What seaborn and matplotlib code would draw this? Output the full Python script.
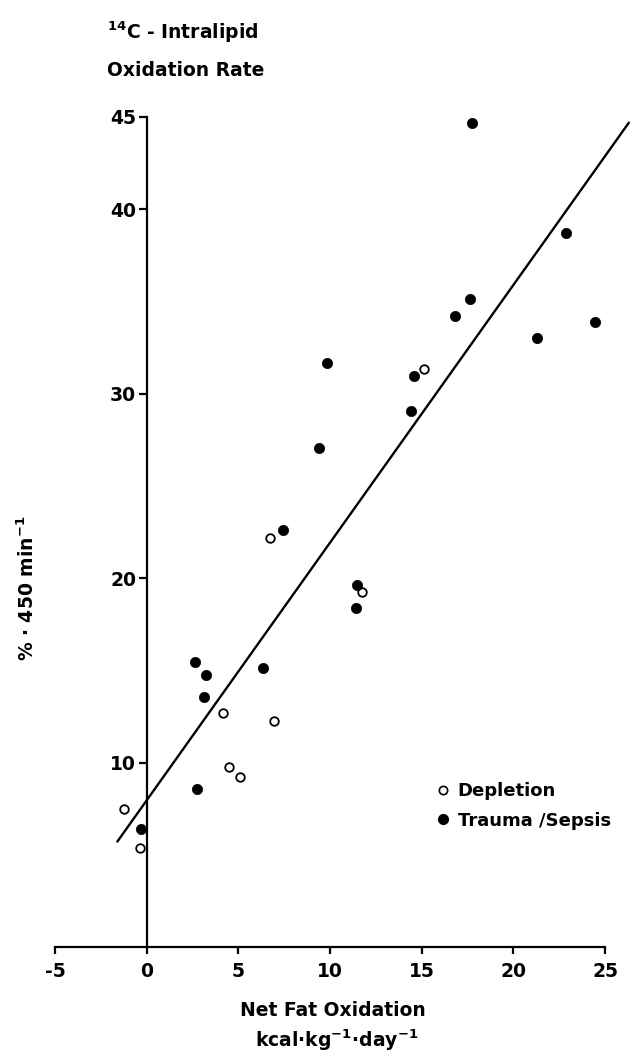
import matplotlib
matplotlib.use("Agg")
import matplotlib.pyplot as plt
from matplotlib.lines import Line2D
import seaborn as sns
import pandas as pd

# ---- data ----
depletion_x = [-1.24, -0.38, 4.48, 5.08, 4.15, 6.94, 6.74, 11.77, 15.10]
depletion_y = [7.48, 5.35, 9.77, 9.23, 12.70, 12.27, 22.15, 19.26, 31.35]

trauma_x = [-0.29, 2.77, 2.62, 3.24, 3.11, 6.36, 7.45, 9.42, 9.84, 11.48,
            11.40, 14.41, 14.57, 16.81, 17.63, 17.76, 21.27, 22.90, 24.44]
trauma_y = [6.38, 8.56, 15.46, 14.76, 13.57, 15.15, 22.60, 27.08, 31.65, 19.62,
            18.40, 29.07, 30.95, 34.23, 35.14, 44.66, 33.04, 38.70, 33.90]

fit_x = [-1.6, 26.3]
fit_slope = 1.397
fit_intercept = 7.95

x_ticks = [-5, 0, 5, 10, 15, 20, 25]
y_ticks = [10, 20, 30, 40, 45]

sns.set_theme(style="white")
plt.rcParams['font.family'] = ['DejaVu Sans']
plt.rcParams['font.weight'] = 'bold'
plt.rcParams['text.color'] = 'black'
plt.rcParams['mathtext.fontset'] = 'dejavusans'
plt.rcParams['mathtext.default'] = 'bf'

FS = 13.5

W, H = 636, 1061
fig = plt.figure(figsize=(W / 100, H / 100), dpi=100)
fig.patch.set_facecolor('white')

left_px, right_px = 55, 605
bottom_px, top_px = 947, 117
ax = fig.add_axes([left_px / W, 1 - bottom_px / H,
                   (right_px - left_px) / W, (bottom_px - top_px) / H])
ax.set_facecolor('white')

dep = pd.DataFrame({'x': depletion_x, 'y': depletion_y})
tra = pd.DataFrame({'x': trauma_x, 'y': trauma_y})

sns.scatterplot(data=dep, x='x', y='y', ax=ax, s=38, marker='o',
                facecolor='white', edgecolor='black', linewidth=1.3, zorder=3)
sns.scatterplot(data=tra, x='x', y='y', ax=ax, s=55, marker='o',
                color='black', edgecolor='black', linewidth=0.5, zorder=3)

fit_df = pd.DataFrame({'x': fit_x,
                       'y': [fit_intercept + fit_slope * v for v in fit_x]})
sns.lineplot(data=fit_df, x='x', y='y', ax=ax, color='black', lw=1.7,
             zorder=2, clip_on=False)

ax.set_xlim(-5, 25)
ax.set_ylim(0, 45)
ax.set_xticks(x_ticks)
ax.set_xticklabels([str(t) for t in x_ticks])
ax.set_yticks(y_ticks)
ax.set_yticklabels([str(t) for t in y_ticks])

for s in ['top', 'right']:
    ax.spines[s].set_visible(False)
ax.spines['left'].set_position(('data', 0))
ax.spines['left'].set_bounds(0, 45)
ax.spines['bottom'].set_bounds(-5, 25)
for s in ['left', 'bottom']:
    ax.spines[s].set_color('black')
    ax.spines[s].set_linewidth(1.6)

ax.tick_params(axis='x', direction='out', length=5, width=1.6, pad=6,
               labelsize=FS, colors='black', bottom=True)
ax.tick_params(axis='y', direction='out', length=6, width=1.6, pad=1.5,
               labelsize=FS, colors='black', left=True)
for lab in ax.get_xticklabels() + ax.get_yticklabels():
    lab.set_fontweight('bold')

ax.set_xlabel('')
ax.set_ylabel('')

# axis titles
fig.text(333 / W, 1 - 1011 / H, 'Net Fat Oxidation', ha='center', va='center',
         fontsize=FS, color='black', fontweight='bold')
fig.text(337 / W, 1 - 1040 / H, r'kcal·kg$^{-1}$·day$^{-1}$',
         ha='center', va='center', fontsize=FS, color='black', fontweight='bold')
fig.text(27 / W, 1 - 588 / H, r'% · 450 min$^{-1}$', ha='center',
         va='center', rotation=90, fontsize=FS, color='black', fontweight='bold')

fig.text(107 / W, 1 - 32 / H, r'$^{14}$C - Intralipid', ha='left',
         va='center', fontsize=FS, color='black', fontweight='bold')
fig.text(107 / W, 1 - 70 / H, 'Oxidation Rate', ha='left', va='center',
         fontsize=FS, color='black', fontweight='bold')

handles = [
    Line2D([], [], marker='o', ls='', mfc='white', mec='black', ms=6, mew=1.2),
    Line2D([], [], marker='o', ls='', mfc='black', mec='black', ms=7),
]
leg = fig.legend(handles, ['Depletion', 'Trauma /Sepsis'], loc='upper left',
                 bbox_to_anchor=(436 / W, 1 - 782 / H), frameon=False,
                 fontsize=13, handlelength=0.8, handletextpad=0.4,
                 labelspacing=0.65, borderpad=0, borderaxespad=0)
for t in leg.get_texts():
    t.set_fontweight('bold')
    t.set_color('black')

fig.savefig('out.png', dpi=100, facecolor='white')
....................
Skip every picture and transcribe the data above exactly.

#### Task answer:
What seaborn and matplotlib code would draw this? Output the full Python script.
import matplotlib
matplotlib.use("Agg")
import matplotlib.pyplot as plt
from matplotlib.lines import Line2D
import seaborn as sns
import pandas as pd

# ---- data ----
depletion_x = [-1.24, -0.38, 4.48, 5.08, 4.15, 6.94, 6.74, 11.77, 15.10]
depletion_y = [7.48, 5.35, 9.77, 9.23, 12.70, 12.27, 22.15, 19.26, 31.35]

trauma_x = [-0.29, 2.77, 2.62, 3.24, 3.11, 6.36, 7.45, 9.42, 9.84, 11.48,
            11.40, 14.41, 14.57, 16.81, 17.63, 17.76, 21.27, 22.90, 24.44]
trauma_y = [6.38, 8.56, 15.46, 14.76, 13.57, 15.15, 22.60, 27.08, 31.65, 19.62,
            18.40, 29.07, 30.95, 34.23, 35.14, 44.66, 33.04, 38.70, 33.90]

fit_x = [-1.6, 26.3]
fit_slope = 1.397
fit_intercept = 7.95

x_ticks = [-5, 0, 5, 10, 15, 20, 25]
y_ticks = [10, 20, 30, 40, 45]

sns.set_theme(style="white")
plt.rcParams['font.family'] = ['DejaVu Sans']
plt.rcParams['font.weight'] = 'bold'
plt.rcParams['text.color'] = 'black'
plt.rcParams['mathtext.fontset'] = 'dejavusans'
plt.rcParams['mathtext.default'] = 'bf'

FS = 13.5

W, H = 636, 1061
fig = plt.figure(figsize=(W / 100, H / 100), dpi=100)
fig.patch.set_facecolor('white')

left_px, right_px = 55, 605
bottom_px, top_px = 947, 117
ax = fig.add_axes([left_px / W, 1 - bottom_px / H,
                   (right_px - left_px) / W, (bottom_px - top_px) / H])
ax.set_facecolor('white')

dep = pd.DataFrame({'x': depletion_x, 'y': depletion_y})
tra = pd.DataFrame({'x': trauma_x, 'y': trauma_y})

sns.scatterplot(data=dep, x='x', y='y', ax=ax, s=38, marker='o',
                facecolor='white', edgecolor='black', linewidth=1.3, zorder=3)
sns.scatterplot(data=tra, x='x', y='y', ax=ax, s=55, marker='o',
                color='black', edgecolor='black', linewidth=0.5, zorder=3)

fit_df = pd.DataFrame({'x': fit_x,
                       'y': [fit_intercept + fit_slope * v for v in fit_x]})
sns.lineplot(data=fit_df, x='x', y='y', ax=ax, color='black', lw=1.7,
             zorder=2, clip_on=False)

ax.set_xlim(-5, 25)
ax.set_ylim(0, 45)
ax.set_xticks(x_ticks)
ax.set_xticklabels([str(t) for t in x_ticks])
ax.set_yticks(y_ticks)
ax.set_yticklabels([str(t) for t in y_ticks])

for s in ['top', 'right']:
    ax.spines[s].set_visible(False)
ax.spines['left'].set_position(('data', 0))
ax.spines['left'].set_bounds(0, 45)
ax.spines['bottom'].set_bounds(-5, 25)
for s in ['left', 'bottom']:
    ax.spines[s].set_color('black')
    ax.spines[s].set_linewidth(1.6)

ax.tick_params(axis='x', direction='out', length=5, width=1.6, pad=6,
               labelsize=FS, colors='black', bottom=True)
ax.tick_params(axis='y', direction='out', length=6, width=1.6, pad=1.5,
               labelsize=FS, colors='black', left=True)
for lab in ax.get_xticklabels() + ax.get_yticklabels():
    lab.set_fontweight('bold')

ax.set_xlabel('')
ax.set_ylabel('')

# axis titles
fig.text(333 / W, 1 - 1011 / H, 'Net Fat Oxidation', ha='center', va='center',
         fontsize=FS, color='black', fontweight='bold')
fig.text(337 / W, 1 - 1040 / H, r'kcal·kg$^{-1}$·day$^{-1}$',
         ha='center', va='center', fontsize=FS, color='black', fontweight='bold')
fig.text(27 / W, 1 - 588 / H, r'% · 450 min$^{-1}$', ha='center',
         va='center', rotation=90, fontsize=FS, color='black', fontweight='bold')

fig.text(107 / W, 1 - 32 / H, r'$^{14}$C - Intralipid', ha='left',
         va='center', fontsize=FS, color='black', fontweight='bold')
fig.text(107 / W, 1 - 70 / H, 'Oxidation Rate', ha='left', va='center',
         fontsize=FS, color='black', fontweight='bold')

handles = [
    Line2D([], [], marker='o', ls='', mfc='white', mec='black', ms=6, mew=1.2),
    Line2D([], [], marker='o', ls='', mfc='black', mec='black', ms=7),
]
leg = fig.legend(handles, ['Depletion', 'Trauma /Sepsis'], loc='upper left',
                 bbox_to_anchor=(436 / W, 1 - 782 / H), frameon=False,
                 fontsize=13, handlelength=0.8, handletextpad=0.4,
                 labelspacing=0.65, borderpad=0, borderaxespad=0)
for t in leg.get_texts():
    t.set_fontweight('bold')
    t.set_color('black')

fig.savefig('out.png', dpi=100, facecolor='white')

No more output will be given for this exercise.